▸ The exercise: Skip any picture you find and retype all the remaining lines exactly.
-*-
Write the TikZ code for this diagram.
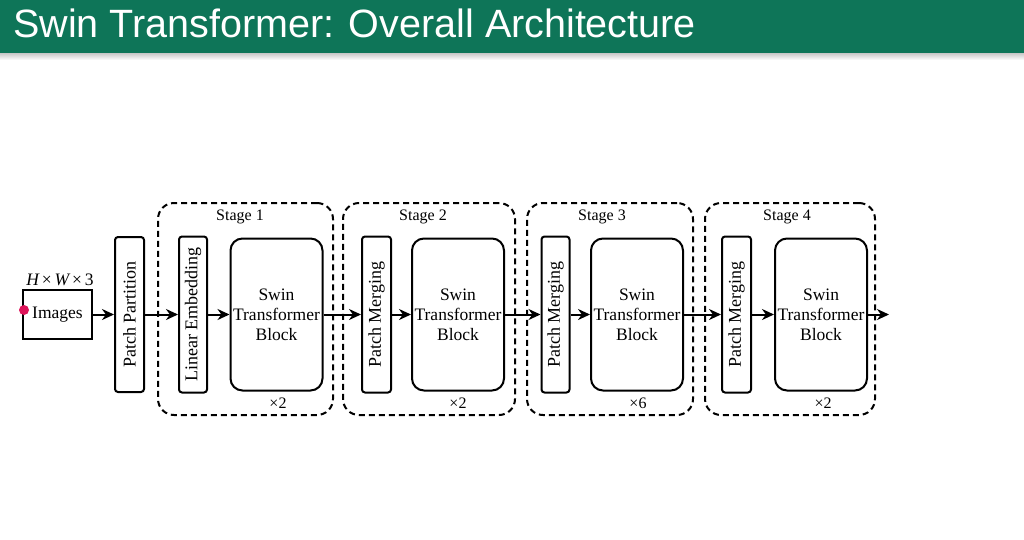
\documentclass[tikz,border=0pt]{standalone}
\usepackage{fontspec}
\setmainfont{Liberation Serif}
\newfontfamily\titlefont{Liberation Sans}
\usetikzlibrary{arrows.meta}
\definecolor{hdr}{RGB}{14,117,88}
\definecolor{dotc}{RGB}{222,20,90}
\newcommand{\vtxt}{\fontsize{18}{20}\selectfont}
\begin{document}
\begin{tikzpicture}[x=1pt,y=-1pt,
  box/.style={draw,line width=2pt,inner sep=0pt,font=\fontsize{17.5}{20}\selectfont,align=center},
  rbox/.style={box,rounded corners=3pt},
  swin/.style={box,rounded corners=12pt,minimum width=92pt,minimum height=152pt},
  stagebox/.style={draw,line width=2pt,dash pattern=on 6pt off 4pt,rounded corners=16pt,minimum height=212pt,inner sep=0pt},
  lab/.style={font=\fontsize{16}{18}\selectfont},
  conn/.style={line width=2pt,-{Stealth[length=12pt,width=11pt]}}]
\useasboundingbox (0,0) rectangle (1024,539);
\fill[white] (0,0) rectangle (1024,539);
\shade[top color=black!25,bottom color=white] (0,52) rectangle (1024,60);
\fill[hdr] (0,0) rectangle (1024,53);
\node[anchor=west,text=white,font=\titlefont\fontsize{39.5}{44}\selectfont,inner sep=0pt] (title) at (13,23.5) {Swin Transformer: Overall Architecture};
% stage boxes
\node[stagebox,minimum width=175pt] (s1) at (245.5,309) {};
\node[stagebox,minimum width=172pt] (s2) at (429,309) {};
\node[stagebox,minimum width=166pt] (s3) at (610,309) {};
\node[stagebox,minimum width=170pt] (s4) at (790,309) {};
\node[lab] (s1l) at (240,217) {Stage 1};
\node[lab] (s2l) at (423,217) {Stage 2};
\node[lab] (s3l) at (602,217) {Stage 3};
\node[lab] (s4l) at (787,217) {Stage 4};
% input
\node[box,minimum width=69pt,minimum height=49pt] (img) at (57.5,314.5) {Images};
\node[lab,font=\fontsize{17.5}{20}\selectfont] (hw) at (60,280) {\itshape H\upshape\,×\,\itshape W\upshape\,×\,3};
\fill[dotc] (24,310) circle (5pt);
% boxes
\node[rbox,minimum width=29pt,minimum height=155pt] (pp) at (129.5,314.5) {\rotatebox{90}{\vtxt Patch Partition}};
\node[rbox,minimum width=28pt,minimum height=156pt] (le) at (193,314.5) {\rotatebox{90}{\vtxt Linear Embedding}};
\node[swin] (sw1) at (276.5,314.5) {Swin\\Transformer\\Block};
\node[rbox,minimum width=29pt,minimum height=156pt] (pm2) at (376.5,314.5) {\rotatebox{90}{\vtxt Patch Merging}};
\node[swin] (sw2) at (458,314.5) {Swin\\Transformer\\Block};
\node[rbox,minimum width=28pt,minimum height=156pt] (pm3) at (555.5,314.5) {\rotatebox{90}{\vtxt Patch Merging}};
\node[swin] (sw3) at (637,314.5) {Swin\\Transformer\\Block};
\node[rbox,minimum width=29pt,minimum height=156pt] (pm4) at (736.5,314.5) {\rotatebox{90}{\vtxt Patch Merging}};
\node[swin] (sw4) at (821,314.5) {Swin\\Transformer\\Block};
\node[lab] (x1) at (278,403) {×2};
\node[lab] (x2) at (458,403) {×2};
\node[lab] (x3) at (638,403) {×6};
\node[lab] (x4) at (823,403) {×2};
\coordinate (out) at (889,314.5);
% connectors
\draw[conn] (img) -- (pp);
\draw[conn] (pp) -- (le);
\draw[conn] (le) -- (sw1);
\draw[conn] (sw1) -- (pm2);
\draw[conn] (pm2) -- (sw2);
\draw[conn] (sw2) -- (pm3);
\draw[conn] (pm3) -- (sw3);
\draw[conn] (sw3) -- (pm4);
\draw[conn] (pm4) -- (sw4);
\draw[conn] (sw4) -- (out);
\end{tikzpicture}
\end{document}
-*-
▸ Result of the task:
Write the TikZ code for this diagram.
\documentclass[tikz,border=0pt]{standalone}
\usepackage{fontspec}
\setmainfont{Liberation Serif}
\newfontfamily\titlefont{Liberation Sans}
\usetikzlibrary{arrows.meta}
\definecolor{hdr}{RGB}{14,117,88}
\definecolor{dotc}{RGB}{222,20,90}
\newcommand{\vtxt}{\fontsize{18}{20}\selectfont}
\begin{document}
\begin{tikzpicture}[x=1pt,y=-1pt,
  box/.style={draw,line width=2pt,inner sep=0pt,font=\fontsize{17.5}{20}\selectfont,align=center},
  rbox/.style={box,rounded corners=3pt},
  swin/.style={box,rounded corners=12pt,minimum width=92pt,minimum height=152pt},
  stagebox/.style={draw,line width=2pt,dash pattern=on 6pt off 4pt,rounded corners=16pt,minimum height=212pt,inner sep=0pt},
  lab/.style={font=\fontsize{16}{18}\selectfont},
  conn/.style={line width=2pt,-{Stealth[length=12pt,width=11pt]}}]
\useasboundingbox (0,0) rectangle (1024,539);
\fill[white] (0,0) rectangle (1024,539);
\shade[top color=black!25,bottom color=white] (0,52) rectangle (1024,60);
\fill[hdr] (0,0) rectangle (1024,53);
\node[anchor=west,text=white,font=\titlefont\fontsize{39.5}{44}\selectfont,inner sep=0pt] (title) at (13,23.5) {Swin Transformer: Overall Architecture};
% stage boxes
\node[stagebox,minimum width=175pt] (s1) at (245.5,309) {};
\node[stagebox,minimum width=172pt] (s2) at (429,309) {};
\node[stagebox,minimum width=166pt] (s3) at (610,309) {};
\node[stagebox,minimum width=170pt] (s4) at (790,309) {};
\node[lab] (s1l) at (240,217) {Stage 1};
\node[lab] (s2l) at (423,217) {Stage 2};
\node[lab] (s3l) at (602,217) {Stage 3};
\node[lab] (s4l) at (787,217) {Stage 4};
% input
\node[box,minimum width=69pt,minimum height=49pt] (img) at (57.5,314.5) {Images};
\node[lab,font=\fontsize{17.5}{20}\selectfont] (hw) at (60,280) {\itshape H\upshape\,×\,\itshape W\upshape\,×\,3};
\fill[dotc] (24,310) circle (5pt);
% boxes
\node[rbox,minimum width=29pt,minimum height=155pt] (pp) at (129.5,314.5) {\rotatebox{90}{\vtxt Patch Partition}};
\node[rbox,minimum width=28pt,minimum height=156pt] (le) at (193,314.5) {\rotatebox{90}{\vtxt Linear Embedding}};
\node[swin] (sw1) at (276.5,314.5) {Swin\\Transformer\\Block};
\node[rbox,minimum width=29pt,minimum height=156pt] (pm2) at (376.5,314.5) {\rotatebox{90}{\vtxt Patch Merging}};
\node[swin] (sw2) at (458,314.5) {Swin\\Transformer\\Block};
\node[rbox,minimum width=28pt,minimum height=156pt] (pm3) at (555.5,314.5) {\rotatebox{90}{\vtxt Patch Merging}};
\node[swin] (sw3) at (637,314.5) {Swin\\Transformer\\Block};
\node[rbox,minimum width=29pt,minimum height=156pt] (pm4) at (736.5,314.5) {\rotatebox{90}{\vtxt Patch Merging}};
\node[swin] (sw4) at (821,314.5) {Swin\\Transformer\\Block};
\node[lab] (x1) at (278,403) {×2};
\node[lab] (x2) at (458,403) {×2};
\node[lab] (x3) at (638,403) {×6};
\node[lab] (x4) at (823,403) {×2};
\coordinate (out) at (889,314.5);
% connectors
\draw[conn] (img) -- (pp);
\draw[conn] (pp) -- (le);
\draw[conn] (le) -- (sw1);
\draw[conn] (sw1) -- (pm2);
\draw[conn] (pm2) -- (sw2);
\draw[conn] (sw2) -- (pm3);
\draw[conn] (pm3) -- (sw3);
\draw[conn] (sw3) -- (pm4);
\draw[conn] (pm4) -- (sw4);
\draw[conn] (sw4) -- (out);
\end{tikzpicture}
\end{document}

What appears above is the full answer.